Und auch diesem „Tatort“ (Buch und Regie: Bastian Günther) hat sie erkennbar Pate gestanden. Wenn es gut läuft, kann man daraus eine schöne Mediensatire machen, im besten Fall grundiert von den philosophischen Fragen nach Identität, die der Beruf des Schauspielers mit sich bringt: Denn natürlich kann niemand sich selbst „spielen“. Auch die noch so überzeugend wirkende Selbstdarstellung bleibt immer eine Fiktion.

Nervöse Künstler, die dauernd intrigieren

Das hilft auch diesem „Tatort“ lange Zeit über die Runden. Interessant an ihm ist vor allem der Vergleich: Bei Margarita Broich, Martin Wuttke und Wolfram Koch haben wir ihren Auftritt als harte, mitunter zynische Ermittler noch gut in Erinnerung – nun sehen wir sie als nervöse Künstler, die sich immerzu unterschätzt wähnen und gern auch mal gegeneinander intrigieren.
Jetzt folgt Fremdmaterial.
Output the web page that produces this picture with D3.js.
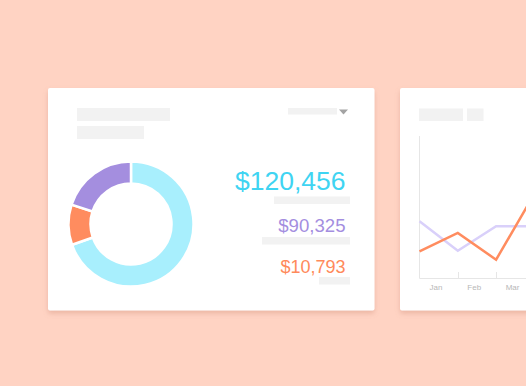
<!DOCTYPE html>
<html>
<head>
<meta charset="utf-8">
<script src="https://cdn.jsdelivr.net/npm/d3@7"></script>
<style>
  html, body { margin: 0; padding: 0; background: #ffd3c3; }
  svg { display: block; }
  text { font-family: "Liberation Sans", Arial, sans-serif; }
</style>
</head>
<body>
<svg id="chart" width="526" height="386"></svg>
<script>
(function() {
  'use strict';

  // donut shares (percent of ring)
  var shareKeys = ['cyan', 'orange', 'purple'];
  var shareValues = [69.6, 10.4, 20];

  // totals on the right of the donut
  var totalLabels = ['$120,456', '$90,325', '$10,793'];

  // line chart on the second card
  var months = ['Jan', 'Feb', 'Mar', 'Apr'];
  var orangeSeries = [18.8, 31.7, 12.9, 59.3];
  var purpleSeries = [39.9, 19.2, 36.4, 36.4];

  var colors = {
    cyan: '#a8effd',
    orange: '#ff8c5f',
    purple: '#a48edf',
    cyanText: '#3fd4f2',
    purpleText: '#a48edf',
    orangeText: '#ff8a5b',
    lineOrange: '#ff8c5f',
    linePurple: '#d9d0fa',
    placeholder: '#f2f2f2',
    axis: '#e6e6e6'
  };

  var width = 526;
  var svg = d3.select('#chart');

  var defs = svg.append('defs');
  var filter = defs.append('filter')
    .attr('id', 'shadow')
    .attr('x', '-10%').attr('y', '-10%')
    .attr('width', '120%').attr('height', '125%');
  filter.append('feDropShadow')
    .attr('dx', 0).attr('dy', 3)
    .attr('stdDeviation', 2.5)
    .attr('flood-color', '#c8806a')
    .attr('flood-opacity', 0.35);

  // cards
  svg.append('rect')
    .attr('x', 48).attr('y', 88)
    .attr('width', 326.5).attr('height', 222.5)
    .attr('rx', 2)
    .attr('fill', '#fff')
    .attr('filter', 'url(#shadow)');

  svg.append('rect')
    .attr('x', 400).attr('y', 88)
    .attr('width', 326.5).attr('height', 222.5)
    .attr('rx', 2)
    .attr('fill', '#fff')
    .attr('filter', 'url(#shadow)');

  // placeholder bars, card one
  var bars1 = [
    [77, 108, 93, 13],
    [77, 126, 67, 13],
    [288, 108, 49, 6.5],
    [274, 196.5, 76, 7.5],
    [262, 237, 88, 7.5],
    [319, 277, 31, 7.5]
  ];
  svg.append('g').selectAll('rect')
    .data(bars1)
    .join('rect')
    .attr('x', function(d) { return d[0]; })
    .attr('y', function(d) { return d[1]; })
    .attr('width', function(d) { return d[2]; })
    .attr('height', function(d) { return d[3]; })
    .attr('fill', colors.placeholder);

  // dropdown caret
  svg.append('path')
    .attr('d', 'M339,109.5 L348,109.5 L343.5,114.5 Z')
    .attr('fill', '#a3a3a3');

  // donut
  var pie = d3.pie().sort(null).value(function(d) { return d; });
  var arc = d3.arc().innerRadius(40.5).outerRadius(62.5);

  svg.append('g')
    .attr('transform', 'translate(131,224)')
    .selectAll('path')
    .data(pie(shareValues))
    .join('path')
    .attr('d', arc)
    .attr('fill', function(d, i) { return colors[shareKeys[i]]; })
    .attr('stroke', '#fff')
    .attr('stroke-width', 2.5);

  // totals
  var totalStyle = [
    { y: 189.5, size: 26.5, color: colors.cyanText },
    { y: 232.3, size: 18.6, color: colors.purpleText },
    { y: 272.5, size: 18, color: colors.orangeText }
  ];
  svg.append('g').selectAll('text')
    .data(totalLabels)
    .join('text')
    .attr('x', 345.5)
    .attr('y', function(d, i) { return totalStyle[i].y; })
    .attr('text-anchor', 'end')
    .attr('font-size', function(d, i) { return totalStyle[i].size; })
    .attr('fill', function(d, i) { return totalStyle[i].color; })
    .text(function(d) { return d; });

  // placeholder bars, card two
  svg.append('rect').attr('x', 419).attr('y', 108.5).attr('width', 44).attr('height', 12.5).attr('fill', colors.placeholder);
  svg.append('rect').attr('x', 467).attr('y', 108.5).attr('width', 16.5).attr('height', 12.5).attr('fill', colors.placeholder);

  // line chart
  var x = d3.scaleBand().domain(months).range([419.5, 419.5 + 38.3 * months.length]);
  var y = d3.scaleLinear().domain([0, 100]).range([278, 136]);

  var plot = svg.append('g');

  plot.append('line')
    .attr('x1', 419.5).attr('x2', 419.5)
    .attr('y1', 136).attr('y2', 278.5)
    .attr('stroke', colors.axis);
  plot.append('line')
    .attr('x1', 419.5).attr('x2', 600)
    .attr('y1', 278.5).attr('y2', 278.5)
    .attr('stroke', colors.axis);

  plot.selectAll('line.tick')
    .data(months.slice(1))
    .join('line')
    .attr('class', 'tick')
    .attr('x1', function(d) { return Math.round(x(d)) + 0.5; })
    .attr('x2', function(d) { return Math.round(x(d)) + 0.5; })
    .attr('y1', 272).attr('y2', 278.5)
    .attr('stroke', colors.axis);

  // only the month labels that fit on the visible part of the card
  var labelX = function(d) { return x(d) + x.bandwidth() * 0.43; };
  plot.selectAll('text.month')
    .data(months.filter(function(d) { return labelX(d) + 8 < width; }))
    .join('text')
    .attr('class', 'month')
    .attr('x', labelX)
    .attr('y', 290)
    .attr('text-anchor', 'middle')
    .attr('font-size', 8)
    .attr('fill', '#b8b8b8')
    .text(function(d) { return d; });

  var line = d3.line()
    .x(function(d, i) { return x(months[i]); })
    .y(function(d) { return y(d); });

  plot.append('path')
    .datum(purpleSeries)
    .attr('d', line)
    .attr('fill', 'none')
    .attr('stroke', colors.linePurple)
    .attr('stroke-width', 2.5);

  plot.append('path')
    .datum(orangeSeries)
    .attr('d', line)
    .attr('fill', 'none')
    .attr('stroke', colors.lineOrange)
    .attr('stroke-width', 2.5);
})();
</script>
</body>
</html>
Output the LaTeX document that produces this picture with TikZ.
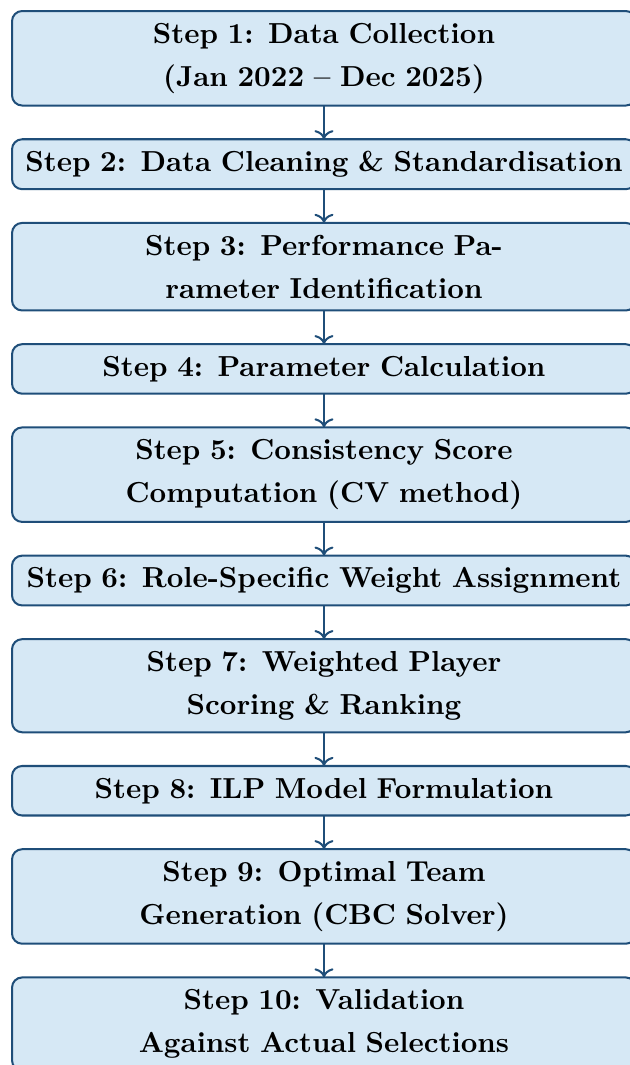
\documentclass[tikz,border=0pt]{standalone}
\usepackage{tikz}
\usetikzlibrary{arrows.meta, positioning}
\definecolor{stepBlue}{HTML}{1F4E79}
\definecolor{stepFill}{HTML}{D6E8F5}

\begin{document}
\begin{tikzpicture}[>=To,
    node distance=11.65pt,
    stepbox/.style={draw=stepBlue, fill=stepFill, line width=0.7pt, rounded corners=3.5pt,
        text width=211.6pt, inner xsep=2pt, inner ysep=4.1pt, outer sep=0pt, align=center,
        font=\bfseries\fontsize{10}{15}\selectfont},
    flow/.style={->, line width=0.7pt, stepBlue}]
    \useasboundingbox (0,0) rectangle (7.643,-12.935);
    \coordinate (TL) at (0.146,-0.134);

    \node[stepbox, anchor=north west] (s1) at (TL) {Step 1: Data Collection\\(Jan 2022 -- Dec 2025)};
    \node[stepbox, below=of s1] (s2) {Step 2: Data Cleaning \& Standardisation};
    \node[stepbox, below=of s2] (s3) {Step 3: Performance Pa-\\rameter Identification};
    \node[stepbox, below=of s3] (s4) {Step 4: Parameter Calculation};
    \node[stepbox, below=of s4] (s5) {Step 5: Consistency Score\\Computation (CV method)};
    \node[stepbox, below=of s5] (s6) {Step 6: Role-Specific Weight Assignment};
    \node[stepbox, below=of s6] (s7) {Step 7: Weighted Player\\Scoring \& Ranking};
    \node[stepbox, below=of s7] (s8) {Step 8: ILP Model Formulation};
    \node[stepbox, below=of s8] (s9) {Step 9: Optimal Team\\Generation (CBC Solver)};
    \node[stepbox, below=of s9] (s10) {Step 10: Validation\\Against Actual Selections};

    \foreach \a/\b in {s1/s2, s2/s3, s3/s4, s4/s5, s5/s6, s6/s7, s7/s8, s8/s9, s9/s10}
        \draw[flow] (\a) -- (\b);
\end{tikzpicture}
\end{document}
Bei Tukur kann man sogar in derselben Folge mitansehen, wie weit seine schauspielerischen Fähigkeiten reichen: Der immer etwas satte, selbstzufriedene Grandseigneur Murot auf der einen Seite und der verhuschte, an sich selbst zweifelnde, manchmal fast unsichtbare Schauspieler Tukur auf der anderen.

Darin liegt eine sympathische Selbstironie, aus der man aber wohl mehr hätte machen können. Das Drehbuch stützt sich zu stark auf die durchschaubare Kriminalgeschichte, die es womöglich gar nicht gebraucht hätte. Der „Tatort“ versucht sich immer wieder neu zu erfinden, aber an sein uraltes Grundschema, den Dreiklang Tod-Ermittlung-Aufklärung, hat noch kein Autor je gerührt. So wirkt diese Folge manchmal, als würde in einer modernen Luxusyacht ein alter Zweitaktmotor tuckern.

Die Narzissmen der Schauspieler erreichen nicht immer komisches Niveau. und zur ungewollten Ironie dieses Films gehört, dass ausgerechnet die beiden noch nicht allzu bekannten Polizistendarsteller Sascha Nathan und Yorck Dippe am stärksten überzeugen. Das ist nicht schlimm. Es ist nur ein bisschen schade.

„Tatort: Wer bin ich?“ ARD, Sonntag, 20.15 Uhr.